If the Browns can protect him and he can adjust when the pocket is compromised, he will complete lots of passes this season.
The season is long for all rookies, and receiver Josh Gordon is no exception. There will certainly be ups and downs this year, but it looks like he turned the first corner.
Gordon practiced harder last week, finishing routes and giving better effort. The commitment carried over to the game and was rewarded with production.
He made a nice back-shoulder catch on the first play, beating Pro Bowl cornerback Nnamdi Asomugha for 28 yards. He showed awareness and toughness by turning a 5-yard hook into a first down. He also beat man-to-man coverage on a slant. Three catches, 50 yards, three first downs.
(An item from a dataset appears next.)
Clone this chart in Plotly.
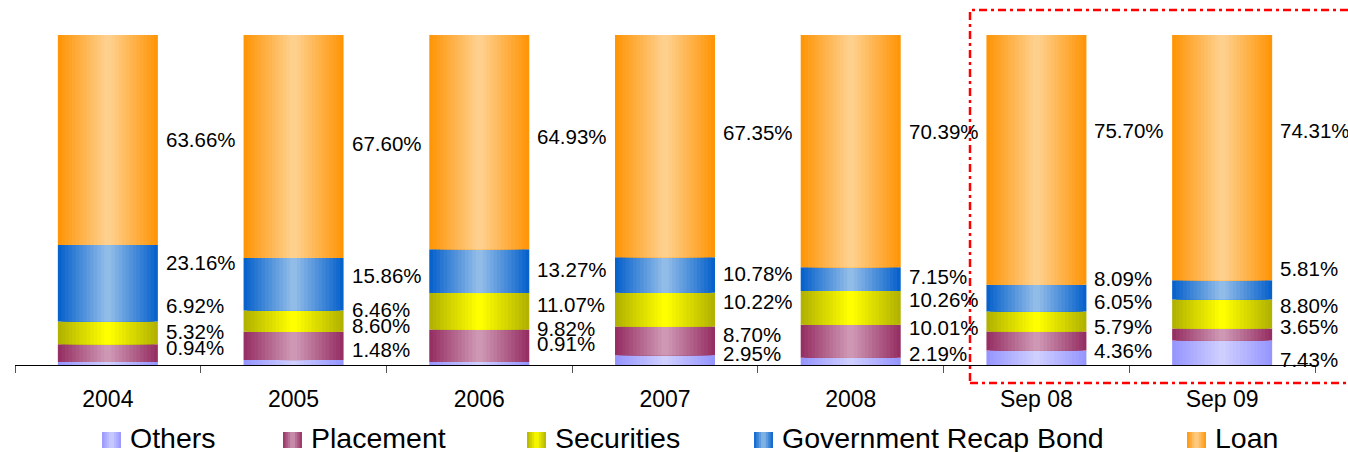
import plotly.graph_objects as go

# ---------------- data ----------------
categories = ["2004", "2005", "2006", "2007", "2008", "Sep 08", "Sep 09"]
others     = [0.94, 1.48, 0.91, 2.95, 2.19, 4.36, 7.43]
placement  = [5.32, 8.60, 9.82, 8.70, 10.01, 5.79, 3.65]
securities = [6.92, 6.46, 11.07, 10.22, 10.26, 6.05, 8.80]
gov_bond   = [23.16, 15.86, 13.27, 10.78, 7.15, 8.09, 5.81]
loan       = [63.66, 67.60, 64.93, 67.35, 70.39, 75.70, 74.31]

series_names = ["Others", "Placement", "Securities", "Government Recap Bond", "Loan"]
series_values = [others, placement, securities, gov_bond, loan]

# ---------------- styles ----------------
FONT = "Liberation Sans, Arial, sans-serif"
edge_colors = [(150, 150, 255), (150, 48, 100), (178, 178, 0), (8, 98, 204), (255, 150, 8)]
center_colors = [(206, 206, 255), (206, 152, 180), (255, 255, 0), (145, 188, 232), (254, 208, 142)]
BAR_W = 0.5385
N_LAYERS = 14

# plot-area geometry in pixels (for placing the legend in paper units)
PL, PR, PT, PB = 15, 1315, 35, 365

# manual label nudges (pixels, up = positive), per series per category
label_nudge = [
    [16, 13, 20, 7, 8, 7, -7],     # Others
    [22, 20, 17, 6, 14, 15, 8],    # Placement
    [27, 12, 7, 8, 8, 20, 8],      # Securities
    [21, 9, 2, 2, 3, 20, 21],      # Gov bond
    [1, 3, 6, 14, 20, 29, 27],     # Loan
]
# legend swatch left edges (px)
legend_x = [102, 283, 527, 754, 1187]
LEG_Y = 438
SW = 19
SH = 16


def lerp(c1, c2, t):
    return "rgb(%d,%d,%d)" % tuple(round(a + (b - a) * t) for a, b in zip(c1, c2))


def px_to_paper_x(px):
    return (px - PL) / (PR - PL)


def px_to_paper_y(py):
    return (PB - py) / (PB - PT)


fig = go.Figure()

# stacked bases computed from the data
bases = []
running = [0.0] * len(categories)
for vals in series_values:
    bases.append(list(running))
    running = [r + v for r, v in zip(running, vals)]

for s, (name, vals) in enumerate(zip(series_names, series_values)):
    for k in range(N_LAYERS):
        t = k / (N_LAYERS - 1)
        fig.add_trace(go.Bar(
            x=categories, y=vals, base=bases[s],
            width=BAR_W * (1 - k / N_LAYERS),
            marker=dict(color=lerp(edge_colors[s], center_colors[s], t), line=dict(width=0)),
            showlegend=False, hoverinfo="skip", name=name,
        ))

# value labels (x given as category index)
for s, vals in enumerate(series_values):
    for i in range(len(categories)):
        fig.add_annotation(
            x=i, y=bases[s][i] + vals[i] / 2, xref="x", yref="y",
            text="%.2f%%" % vals[i], showarrow=False,
            xanchor="left", yanchor="middle", xshift=56, yshift=label_nudge[s][i],
            font=dict(family=FONT, size=20.5, color="#000000"),
        )

# manual legend (gradient swatches + text)
N_SW = 8
for s, name in enumerate(series_names):
    x0 = legend_x[s]
    for k in range(N_SW):
        u = (k + 0.5) / N_SW
        t = 1 - abs(u - 0.5) * 2
        fig.add_shape(type="rect", xref="paper", yref="paper",
                      x0=px_to_paper_x(x0 + SW * k / N_SW),
                      x1=px_to_paper_x(x0 + SW * (k + 1) / N_SW + (1.0 if k < N_SW - 1 else 0)),
                      y0=px_to_paper_y(LEG_Y + SH / 2 + 2), y1=px_to_paper_y(LEG_Y - SH / 2 + 2),
                      line=dict(width=0), fillcolor=lerp(edge_colors[s], center_colors[s], t),
                      layer="above")
    fig.add_annotation(x=px_to_paper_x(x0 + SW + 7), y=px_to_paper_y(LEG_Y), xref="paper", yref="paper",
                       text=name, showarrow=False, xanchor="left", yanchor="middle",
                       font=dict(family=FONT, size=28.5, color="#000000"))

# red dash-dot highlight box
fig.add_shape(type="rect", xref="paper", yref="paper",
              x0=px_to_paper_x(970), x1=px_to_paper_x(1362),
              y0=px_to_paper_y(383), y1=px_to_paper_y(10),
              line=dict(color="#FF0000", width=2.5, dash="8px,4px,3px,4px"),
              fillcolor="rgba(0,0,0,0)", layer="above")

fig.update_layout(
    width=1348, height=452,
    margin=dict(l=PL, r=1348 - PR, t=PT, b=452 - PB),
    barmode="overlay",
    plot_bgcolor="white", paper_bgcolor="white",
    font=dict(family=FONT, color="#000000"),
    xaxis=dict(type="category", categoryorder="array", categoryarray=categories,
               range=[-0.5, len(categories) - 0.5],
               showline=True, linecolor="#000000", linewidth=1,
               ticks="outside", tickson="boundaries", ticklen=7, tickcolor="#555555",
               tickfont=dict(family=FONT, size=23, color="#000000"),
               showgrid=False, zeroline=False, ticklabelstandoff=13),
    yaxis=dict(range=[0, 100], visible=False, fixedrange=True),
    showlegend=False,
)

fig.write_html("out.html", config={"displayModeBar": False},
               post_script="document.body.style.margin='0';document.body.style.overflow='hidden';")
• The Joe Haden flap is over, just like Shurmur announced Wednesday, hours after throwing the cornerback out of practice. Haden intercepted Nick Foles early in Friday’s first quarter.
“He’s had an outstanding training camp,” Shurmur said. “He’s doing the things he needs to do to be an impact player this year on our defense.”
Tensions were understandably high during the week. Haden may be suspended for the first four games after reportedly failing a drug test, but the league has yet to make an announcement. The uncertainty has cranked up the stress on Haden and Shurmur, who could be without his best defensive player.
• Despite solid performances in the first two preseason games, the special teams remain a concern under coordinator Chris Tabor. The Eagles’ second touchdown was set up by a blocked punt on the 3-yard line when a rusher came free and almost took the ball off Reggie Hodges’ foot.
The main triumvirate of kicker Phil Dawson, Hodges and long snapper Christian Yount are solid. But there have been lapses on field-goal block, punt block and kick coverage.
• Running back Montario Hardesty has to figure out his fumbling issues. He’s lost one in two straight games after telling reporters he hadn’t fumbled since high school.
The Browns will need him early in the season as Trent Richardson works himself back into playing shape, so Hardesty must be aggressive and protect the ball.